Coming from a director like Oliver Hirschbiegel (Downfall, the excellent chronicle of Hitler’s last days), and an actress of Naomi Watt’s calibre, this is quite an exceptional flop. It is a strangulated attempt at a biopic that does nobody any favours – certainly not the individuals it claims to portray, both alive and dead. Despite its presumably noble intentions, Diana comes off as yet another unnecessary and intrusive exercise. It’s a shame they couldn’t have just let the poor woman rest in peace.
FILM
THE CALL
Cert 15 | By Ben Butcher
Three stars
BRAD Anderson (director of the excellent The Machinist) continues his descent from critical acclaim with The Call, a sometimes suspenseful yet ultimately disappointing abduction thriller. Halle Berry plays Jordan, a 911 operator still distraught from a mistake she made six months earlier that resulted in the death of a teenage girl. Since the incident she has taken on a safer backroom role, but a call from an abducted teenage girl (Abigail Breslin) forces her to take responsibility for the fate of a person’s life once again.
Berry appears to enjoy being the best thing in a mediocre film. The Call is held together by her engaging performance, and she does an excellent job of selling the torment and helplessness that permeates throughout the first two acts. Breslin is game for the requirements of her role as the abductee, whimpering and snivelling to great effect. Michael Eklund’s turn as the villain begins promisingly, but his enthusiasm is wearing by the end.

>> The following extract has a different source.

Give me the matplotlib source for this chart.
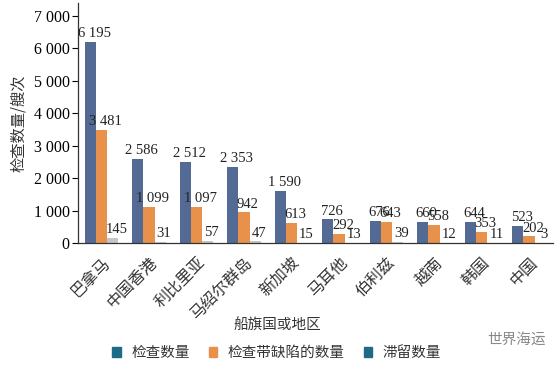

The focus on 911 operators is where the film’s strength lies. Evidently it is the worst job in the world, as human tragedy and suffering are fed to you on a never-ending conveyor belt. When a call “goes bad” – a euphemism for “you’ve screwed up and indirectly killed someone” – an oppressively lit “quiet room” is the only refuge.
As with many films of this nature, the trouble begins with the end. While Anderson’s confident directing ensures The Call remains engrossing throughout, he fails to prevent the film sliding into cliché. What started out as a tense, disciplined thriller descends into macabre chaos. The contrivances escalate, as does the violence, and The Call eventually collapses under the weight of its own implausibility.
FILM
RIPD
Cert 12a | By Daniel O’Mahony
Two stars
YOU might be tempted to compare RIPD with Martin Scorsese’s The Departed. Both are set in Boston, and concern the city’s police department. Both have titles alluding to death. The key difference is that The Departed is excellent and RIPD is poor. Director Robert Schwentke tries to deliver a zany fairground ride, a supernatural take on the buddy cop genre. But it packs few punches and even fewer jokes.
Ryan Reynolds plays Nick Walker, a Boston Police Department sergeant with money problems. His wife Julia (Stephanie Szostak) tells him not to worry – just before he gets killed in the line of duty. Sucked through a vortex, he lands in a strangely familiar afterlife: the otherworldly offices of the Rest In Peace Department. Apparently you can’t escape the law, even when you’re dead.
Walker is teamed with the irascible Roy Pulsifer (Jeff Bridges), a long-dead Wild Westerner with a deep attachment to his cowboy hat.
With his chiselled features and straight face, Reynolds has come a long way from Van Wilder, but this newfound maturity manifests as boring. He goes too far as the movie’s straight man – no amount of 3D can coax out a different facial expression.
As for Bridges, you can’t help wondering why the Dude agreed to this dud?
Maybe it was just to be in a film with Kevin Bacon – he’s now got a Bacon number of one. Sporadic comic relief provided by Bridges is the only saving grace in an otherwise lacklustre affair.